Thermoplastic compounds, unlike wood, metal, or glass, do not rot, rust, or shatter. For that reason, the world in the past seventy years has seen a revolution in material science arising from the combination of a thermoplastic resin and one or more functional additives to provide specific properties to the resin.
Unlike wood but like metal and glass, at a given temperature, a thermoplastic resin can melt. Its processing versatility benefits from its capacity to mix with the functional additives while in a molten state.
But in use, the exposure of a fully formed thermoplastic article to excessive heat or flame can be quite detrimental to property and person.
Flame retardants, drip suppressants, mineral fillers, and char formers are functional additives which can be used to help the thermoplastic compound to retard the effects of heat or flame from melting or even burning. Flame retardant thermoplastic compounds are particular needed when the plastic article is used in any confined space where persons might be present during any condition, planned or emergency, which might expose the plastic article to such excessive heat or flame.
Non-halogenated flame retardants have recently become popular because they minimize the release of halogenated chemicals if the plastic article would begin to degrade, melt, or burn.
To reduce the possibility of the plastic article dripping as it melts, polytetrafluoroethylene (PTFE) is often used as a drip suppressant. But PTFE, even in very small amounts, is a halogenated material, albeit fluorinated rather than chlorinated.
Unfortunately, plasticization is a very common phenomenon in plastics mixed with low molecular weight species, such as plasticizers and low molecular weight flame retardants. It tends to change thermal and mechanical properties of the given polymer resin and hence the compound in which the polymer resin is the main ingredient, such as lowering rigidity at room temperature, lowering heat distortion temperature, increasing elongation break and toughness. (Edmund H. Immergut and Herman F. Mark, Plasticization and Plasticizer Processes, Chapter 1, AMERICAN CHEMICAL SOCIETY, 1965).
Although plasticizers are widely used in the polymer industry using poly(vinyl chloride) resins and compounds, in other parts of the polymer industry, plasticization is typically avoided, especially in engineering thermoplastics.

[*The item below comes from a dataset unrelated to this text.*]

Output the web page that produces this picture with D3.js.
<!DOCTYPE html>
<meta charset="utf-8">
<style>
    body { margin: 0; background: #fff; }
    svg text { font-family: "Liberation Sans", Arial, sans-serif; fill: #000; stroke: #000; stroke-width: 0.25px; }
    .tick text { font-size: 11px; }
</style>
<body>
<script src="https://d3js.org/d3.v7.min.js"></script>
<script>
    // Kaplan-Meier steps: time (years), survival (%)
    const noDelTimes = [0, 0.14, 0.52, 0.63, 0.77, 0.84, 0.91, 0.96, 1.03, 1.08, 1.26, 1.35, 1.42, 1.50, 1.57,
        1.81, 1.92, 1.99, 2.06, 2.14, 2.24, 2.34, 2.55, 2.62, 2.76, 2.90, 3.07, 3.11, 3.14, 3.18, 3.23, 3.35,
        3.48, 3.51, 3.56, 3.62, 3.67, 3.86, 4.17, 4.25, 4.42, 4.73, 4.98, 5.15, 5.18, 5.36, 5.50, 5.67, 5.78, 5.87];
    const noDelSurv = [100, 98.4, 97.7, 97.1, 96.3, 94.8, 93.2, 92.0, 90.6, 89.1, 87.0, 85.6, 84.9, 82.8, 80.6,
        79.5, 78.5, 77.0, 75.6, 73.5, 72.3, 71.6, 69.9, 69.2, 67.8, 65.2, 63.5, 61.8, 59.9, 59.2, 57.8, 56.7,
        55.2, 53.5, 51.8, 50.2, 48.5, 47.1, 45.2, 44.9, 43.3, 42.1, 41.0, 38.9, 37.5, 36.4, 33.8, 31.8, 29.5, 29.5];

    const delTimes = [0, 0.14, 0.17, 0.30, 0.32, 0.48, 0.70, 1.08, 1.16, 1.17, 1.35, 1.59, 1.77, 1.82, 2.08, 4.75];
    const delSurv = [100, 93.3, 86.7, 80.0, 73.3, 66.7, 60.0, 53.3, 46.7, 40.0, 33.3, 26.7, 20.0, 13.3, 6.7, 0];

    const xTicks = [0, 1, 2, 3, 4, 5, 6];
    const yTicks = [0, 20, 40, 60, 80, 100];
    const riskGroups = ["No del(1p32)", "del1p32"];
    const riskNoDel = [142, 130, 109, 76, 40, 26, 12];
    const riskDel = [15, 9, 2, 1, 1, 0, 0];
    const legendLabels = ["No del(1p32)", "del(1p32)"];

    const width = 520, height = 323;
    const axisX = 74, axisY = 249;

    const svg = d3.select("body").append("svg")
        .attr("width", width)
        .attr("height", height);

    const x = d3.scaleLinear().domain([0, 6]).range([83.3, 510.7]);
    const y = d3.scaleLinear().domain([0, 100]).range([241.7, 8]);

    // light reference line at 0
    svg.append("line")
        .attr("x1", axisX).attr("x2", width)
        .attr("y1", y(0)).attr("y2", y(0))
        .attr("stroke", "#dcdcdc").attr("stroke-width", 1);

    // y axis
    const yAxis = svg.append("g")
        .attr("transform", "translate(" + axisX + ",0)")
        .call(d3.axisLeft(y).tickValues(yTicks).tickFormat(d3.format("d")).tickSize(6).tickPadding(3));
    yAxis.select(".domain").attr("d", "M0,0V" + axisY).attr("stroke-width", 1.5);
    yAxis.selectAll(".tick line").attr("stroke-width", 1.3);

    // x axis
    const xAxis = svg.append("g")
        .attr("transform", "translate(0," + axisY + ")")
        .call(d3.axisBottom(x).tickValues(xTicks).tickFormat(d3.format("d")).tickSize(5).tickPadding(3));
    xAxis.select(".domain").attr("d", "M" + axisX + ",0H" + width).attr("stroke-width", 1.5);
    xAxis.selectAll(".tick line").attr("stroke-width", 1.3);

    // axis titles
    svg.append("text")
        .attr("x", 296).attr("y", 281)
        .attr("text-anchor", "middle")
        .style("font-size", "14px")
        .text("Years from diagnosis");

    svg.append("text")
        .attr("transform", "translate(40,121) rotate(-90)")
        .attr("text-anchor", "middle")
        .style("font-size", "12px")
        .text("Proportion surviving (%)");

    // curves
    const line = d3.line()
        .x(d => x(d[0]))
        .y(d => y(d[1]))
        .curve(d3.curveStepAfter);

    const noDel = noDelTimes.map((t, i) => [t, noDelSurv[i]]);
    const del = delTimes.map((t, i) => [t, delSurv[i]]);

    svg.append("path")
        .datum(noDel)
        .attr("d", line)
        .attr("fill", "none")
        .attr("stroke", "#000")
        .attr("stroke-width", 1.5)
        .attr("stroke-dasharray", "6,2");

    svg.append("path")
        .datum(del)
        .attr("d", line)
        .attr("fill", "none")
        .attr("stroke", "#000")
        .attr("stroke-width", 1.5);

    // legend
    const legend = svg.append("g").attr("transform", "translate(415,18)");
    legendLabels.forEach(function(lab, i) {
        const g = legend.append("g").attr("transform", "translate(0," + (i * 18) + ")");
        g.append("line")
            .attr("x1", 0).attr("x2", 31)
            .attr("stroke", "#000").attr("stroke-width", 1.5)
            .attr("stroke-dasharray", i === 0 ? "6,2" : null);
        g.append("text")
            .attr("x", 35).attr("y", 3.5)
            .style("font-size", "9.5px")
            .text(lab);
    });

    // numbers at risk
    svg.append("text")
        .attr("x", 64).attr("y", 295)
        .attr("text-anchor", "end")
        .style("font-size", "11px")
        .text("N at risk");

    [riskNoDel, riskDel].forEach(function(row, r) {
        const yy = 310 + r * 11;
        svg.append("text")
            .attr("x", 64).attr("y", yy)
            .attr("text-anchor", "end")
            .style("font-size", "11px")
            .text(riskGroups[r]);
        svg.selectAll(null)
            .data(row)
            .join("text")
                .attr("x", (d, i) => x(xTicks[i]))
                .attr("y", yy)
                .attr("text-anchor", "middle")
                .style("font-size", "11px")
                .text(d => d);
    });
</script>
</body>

Non-halogen flame retardant additives are generally low molecular weight chemicals, or oligomers, which have low melting points or glass transition temperatures, hence also they tend to reduce the Heat Distortion Temperature (HDT) of polymer systems by up to 30-40° C. depending on the amount of flame retardant additive(s) present. This decrease of HDT will significantly limit some applications of certain non-halogen flame retardant polymer compounds. Additionally, migration of these small molecular organic chemicals within a compound and high volatilization from the compound are also a concern.
Currently some persons skilled in the art are trying to incorporate some fillers into engineered thermoplastic compounds, such as talc, glass fiber etc, to counteract the HDT reduction described above. Other persons are choosing flame retardants with higher glass transition temperatures (Tg) or melting points as countermeasures; some are using inorganic solid salt flame retardants. Yet others are researching the applicability of polymeric non-halogenated flame retardants, such as polyphosphates, polyphosphazenes and polyphosphonates.
Flame dripping is a very critical issue in non-halogen flame retarded engineered thermoplastic compounds, such as those containing polycarbonate and polycarbonate blends. Typically a small amount (˜0.5 weight percent of the total compound) of polytetrafluoroethylene (PTFE) is used for drip suppression.
But PTFE contains fluorine, which has been regarded in the industry as a “non-halogen” when discussing flame retardants, due to the low usage levels and less reactive nature of fluorinated polymers. However, with increasing desire for truly “halogen-free” polymer compound systems and usage of so-called “Green Materials”, a completely non-halogen, non-fluorine-drip suppressant is needed.